→ DATASET EXCERPT:

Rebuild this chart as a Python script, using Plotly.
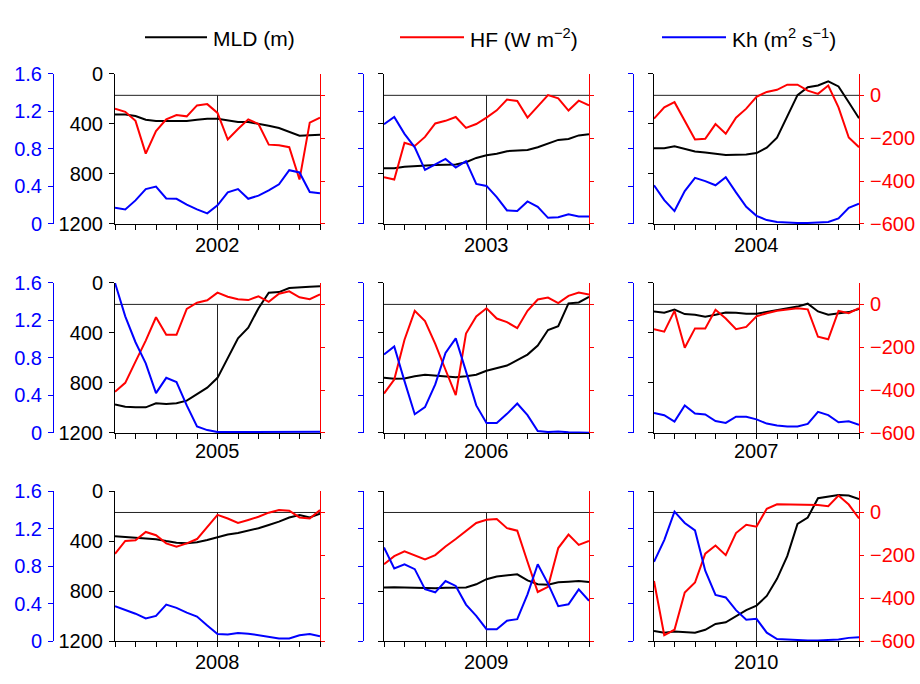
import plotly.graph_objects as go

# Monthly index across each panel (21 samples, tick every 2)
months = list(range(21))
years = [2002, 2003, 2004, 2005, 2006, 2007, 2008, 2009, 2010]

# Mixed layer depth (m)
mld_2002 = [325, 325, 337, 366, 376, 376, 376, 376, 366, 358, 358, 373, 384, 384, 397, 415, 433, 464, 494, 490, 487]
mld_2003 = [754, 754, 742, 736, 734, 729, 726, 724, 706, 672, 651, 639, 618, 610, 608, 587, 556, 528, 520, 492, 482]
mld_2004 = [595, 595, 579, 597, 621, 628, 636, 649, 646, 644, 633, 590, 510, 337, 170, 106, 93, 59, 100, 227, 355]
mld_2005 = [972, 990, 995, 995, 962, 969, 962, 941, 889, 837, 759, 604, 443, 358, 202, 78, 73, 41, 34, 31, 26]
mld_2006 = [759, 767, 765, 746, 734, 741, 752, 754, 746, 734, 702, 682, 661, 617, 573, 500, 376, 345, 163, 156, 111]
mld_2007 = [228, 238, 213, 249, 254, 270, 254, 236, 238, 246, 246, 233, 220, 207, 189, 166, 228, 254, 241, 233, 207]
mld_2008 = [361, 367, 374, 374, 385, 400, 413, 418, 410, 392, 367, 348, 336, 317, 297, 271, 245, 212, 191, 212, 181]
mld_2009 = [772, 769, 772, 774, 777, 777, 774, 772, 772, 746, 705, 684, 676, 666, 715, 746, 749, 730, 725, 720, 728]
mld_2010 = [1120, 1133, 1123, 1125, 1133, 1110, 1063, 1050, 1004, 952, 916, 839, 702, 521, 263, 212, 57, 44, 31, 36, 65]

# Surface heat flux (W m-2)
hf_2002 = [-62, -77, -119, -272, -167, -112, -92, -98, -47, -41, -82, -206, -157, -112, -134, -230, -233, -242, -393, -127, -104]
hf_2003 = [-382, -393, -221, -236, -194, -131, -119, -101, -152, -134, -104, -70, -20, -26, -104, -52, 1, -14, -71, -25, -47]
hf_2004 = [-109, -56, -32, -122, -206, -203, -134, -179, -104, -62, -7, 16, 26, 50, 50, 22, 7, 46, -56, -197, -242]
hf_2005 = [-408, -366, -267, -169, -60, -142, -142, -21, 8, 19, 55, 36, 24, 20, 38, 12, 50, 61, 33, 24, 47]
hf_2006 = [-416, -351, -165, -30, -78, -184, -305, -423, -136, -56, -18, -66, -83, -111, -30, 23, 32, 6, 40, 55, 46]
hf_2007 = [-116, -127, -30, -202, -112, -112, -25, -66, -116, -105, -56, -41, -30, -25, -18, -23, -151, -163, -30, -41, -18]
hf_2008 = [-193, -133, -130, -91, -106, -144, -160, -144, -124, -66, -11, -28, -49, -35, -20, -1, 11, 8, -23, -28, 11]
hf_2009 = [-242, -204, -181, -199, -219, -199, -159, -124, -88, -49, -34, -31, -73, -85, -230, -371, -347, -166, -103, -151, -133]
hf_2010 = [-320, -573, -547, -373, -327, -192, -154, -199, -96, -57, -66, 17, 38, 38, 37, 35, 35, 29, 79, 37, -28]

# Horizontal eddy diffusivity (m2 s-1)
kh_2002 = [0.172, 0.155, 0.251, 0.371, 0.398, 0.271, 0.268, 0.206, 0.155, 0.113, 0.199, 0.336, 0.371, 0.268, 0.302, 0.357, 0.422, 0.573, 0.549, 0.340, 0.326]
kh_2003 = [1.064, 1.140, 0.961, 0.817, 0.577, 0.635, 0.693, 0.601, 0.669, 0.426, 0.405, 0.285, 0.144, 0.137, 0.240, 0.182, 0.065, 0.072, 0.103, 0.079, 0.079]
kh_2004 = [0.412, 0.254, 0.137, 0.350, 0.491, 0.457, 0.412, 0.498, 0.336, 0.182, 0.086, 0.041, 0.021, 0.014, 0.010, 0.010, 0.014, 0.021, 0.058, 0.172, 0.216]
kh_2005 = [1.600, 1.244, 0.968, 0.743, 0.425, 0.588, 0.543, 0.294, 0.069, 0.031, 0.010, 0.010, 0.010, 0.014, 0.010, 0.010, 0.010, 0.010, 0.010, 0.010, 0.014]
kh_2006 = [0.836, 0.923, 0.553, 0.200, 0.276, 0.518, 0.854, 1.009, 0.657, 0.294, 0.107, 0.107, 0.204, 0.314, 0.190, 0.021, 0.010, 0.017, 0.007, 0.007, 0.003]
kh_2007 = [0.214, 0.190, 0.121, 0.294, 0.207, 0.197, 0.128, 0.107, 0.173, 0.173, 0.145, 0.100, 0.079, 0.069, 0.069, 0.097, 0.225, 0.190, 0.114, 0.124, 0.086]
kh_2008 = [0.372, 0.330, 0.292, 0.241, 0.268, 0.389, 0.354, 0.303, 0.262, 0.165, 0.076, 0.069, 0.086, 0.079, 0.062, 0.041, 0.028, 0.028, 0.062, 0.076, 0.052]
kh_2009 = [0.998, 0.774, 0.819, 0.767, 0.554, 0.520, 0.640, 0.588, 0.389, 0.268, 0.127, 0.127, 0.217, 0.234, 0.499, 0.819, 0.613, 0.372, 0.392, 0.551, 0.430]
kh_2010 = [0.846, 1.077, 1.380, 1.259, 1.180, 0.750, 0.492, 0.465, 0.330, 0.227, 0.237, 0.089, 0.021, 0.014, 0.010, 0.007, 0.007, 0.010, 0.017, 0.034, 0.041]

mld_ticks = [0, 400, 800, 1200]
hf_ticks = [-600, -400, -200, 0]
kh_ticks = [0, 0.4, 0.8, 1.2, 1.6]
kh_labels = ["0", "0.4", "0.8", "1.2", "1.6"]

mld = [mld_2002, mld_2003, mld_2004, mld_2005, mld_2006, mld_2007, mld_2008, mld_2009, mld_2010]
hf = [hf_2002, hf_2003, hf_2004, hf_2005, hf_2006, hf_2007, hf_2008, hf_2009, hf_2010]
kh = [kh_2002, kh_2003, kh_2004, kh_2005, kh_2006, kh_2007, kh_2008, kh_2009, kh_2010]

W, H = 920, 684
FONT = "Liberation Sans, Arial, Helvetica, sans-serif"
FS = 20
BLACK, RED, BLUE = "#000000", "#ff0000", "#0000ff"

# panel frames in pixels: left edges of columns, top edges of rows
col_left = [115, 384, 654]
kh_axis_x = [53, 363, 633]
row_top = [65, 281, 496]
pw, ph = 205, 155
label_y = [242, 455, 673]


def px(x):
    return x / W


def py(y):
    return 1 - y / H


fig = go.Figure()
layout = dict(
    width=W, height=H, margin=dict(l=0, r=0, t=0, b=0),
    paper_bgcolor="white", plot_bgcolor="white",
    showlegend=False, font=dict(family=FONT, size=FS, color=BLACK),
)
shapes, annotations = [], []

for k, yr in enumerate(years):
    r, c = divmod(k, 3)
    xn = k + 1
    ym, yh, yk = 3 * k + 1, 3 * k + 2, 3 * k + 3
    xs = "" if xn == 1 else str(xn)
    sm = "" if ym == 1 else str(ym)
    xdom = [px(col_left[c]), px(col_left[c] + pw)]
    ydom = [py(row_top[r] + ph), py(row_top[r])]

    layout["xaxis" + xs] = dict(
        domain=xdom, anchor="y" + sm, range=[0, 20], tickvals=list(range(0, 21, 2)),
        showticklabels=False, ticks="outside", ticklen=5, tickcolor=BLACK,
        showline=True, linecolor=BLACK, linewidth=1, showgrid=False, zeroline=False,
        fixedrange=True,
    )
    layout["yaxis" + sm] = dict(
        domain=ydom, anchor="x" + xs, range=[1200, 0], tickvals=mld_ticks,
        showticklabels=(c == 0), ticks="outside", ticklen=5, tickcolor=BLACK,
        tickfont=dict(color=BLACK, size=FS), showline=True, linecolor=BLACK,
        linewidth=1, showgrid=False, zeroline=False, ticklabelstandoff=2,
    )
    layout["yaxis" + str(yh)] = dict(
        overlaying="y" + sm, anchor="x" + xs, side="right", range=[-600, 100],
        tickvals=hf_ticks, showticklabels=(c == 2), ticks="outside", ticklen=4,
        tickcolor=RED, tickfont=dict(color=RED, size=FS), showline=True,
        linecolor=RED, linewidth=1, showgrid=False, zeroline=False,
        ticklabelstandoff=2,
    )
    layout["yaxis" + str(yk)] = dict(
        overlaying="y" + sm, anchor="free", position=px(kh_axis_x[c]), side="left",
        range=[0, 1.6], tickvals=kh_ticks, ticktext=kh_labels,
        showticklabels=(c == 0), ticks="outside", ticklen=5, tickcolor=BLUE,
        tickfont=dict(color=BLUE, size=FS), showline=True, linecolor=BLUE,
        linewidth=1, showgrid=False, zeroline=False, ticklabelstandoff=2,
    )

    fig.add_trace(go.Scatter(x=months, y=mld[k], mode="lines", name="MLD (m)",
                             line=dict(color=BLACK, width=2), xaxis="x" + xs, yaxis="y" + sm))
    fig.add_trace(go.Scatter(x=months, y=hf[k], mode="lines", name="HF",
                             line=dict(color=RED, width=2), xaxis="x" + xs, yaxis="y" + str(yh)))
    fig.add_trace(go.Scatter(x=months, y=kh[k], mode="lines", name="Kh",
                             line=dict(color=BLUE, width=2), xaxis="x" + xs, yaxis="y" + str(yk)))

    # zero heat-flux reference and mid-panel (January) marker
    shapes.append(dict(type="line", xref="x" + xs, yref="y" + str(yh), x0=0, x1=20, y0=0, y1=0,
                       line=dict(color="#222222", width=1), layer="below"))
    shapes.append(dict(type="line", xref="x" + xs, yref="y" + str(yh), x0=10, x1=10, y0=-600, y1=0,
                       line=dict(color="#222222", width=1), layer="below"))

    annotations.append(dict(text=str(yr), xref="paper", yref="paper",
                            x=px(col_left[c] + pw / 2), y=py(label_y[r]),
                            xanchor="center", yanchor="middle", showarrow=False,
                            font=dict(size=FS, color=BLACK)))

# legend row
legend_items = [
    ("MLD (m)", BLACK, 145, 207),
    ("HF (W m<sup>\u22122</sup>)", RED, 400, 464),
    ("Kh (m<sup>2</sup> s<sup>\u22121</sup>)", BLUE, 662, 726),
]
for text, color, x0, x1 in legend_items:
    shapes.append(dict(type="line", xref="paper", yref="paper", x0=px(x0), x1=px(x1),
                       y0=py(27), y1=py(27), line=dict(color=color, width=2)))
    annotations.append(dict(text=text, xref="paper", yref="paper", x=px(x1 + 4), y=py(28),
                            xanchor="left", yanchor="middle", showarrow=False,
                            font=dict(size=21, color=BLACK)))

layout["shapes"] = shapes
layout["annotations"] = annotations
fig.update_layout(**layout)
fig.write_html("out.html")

→ WHAT NEEDS TO BE DONE: Exactly restate the lines from the beginning of the data through the line with "years = [2002, 2003, 2004, 2005, 2006, 2007, 2008, 2009, 2010]", and no others, keeping pictures out.

→ SOLVED PROBLEM:
Rebuild this chart as a Python script, using Plotly.
import plotly.graph_objects as go

# Monthly index across each panel (21 samples, tick every 2)
months = list(range(21))
years = [2002, 2003, 2004, 2005, 2006, 2007, 2008, 2009, 2010]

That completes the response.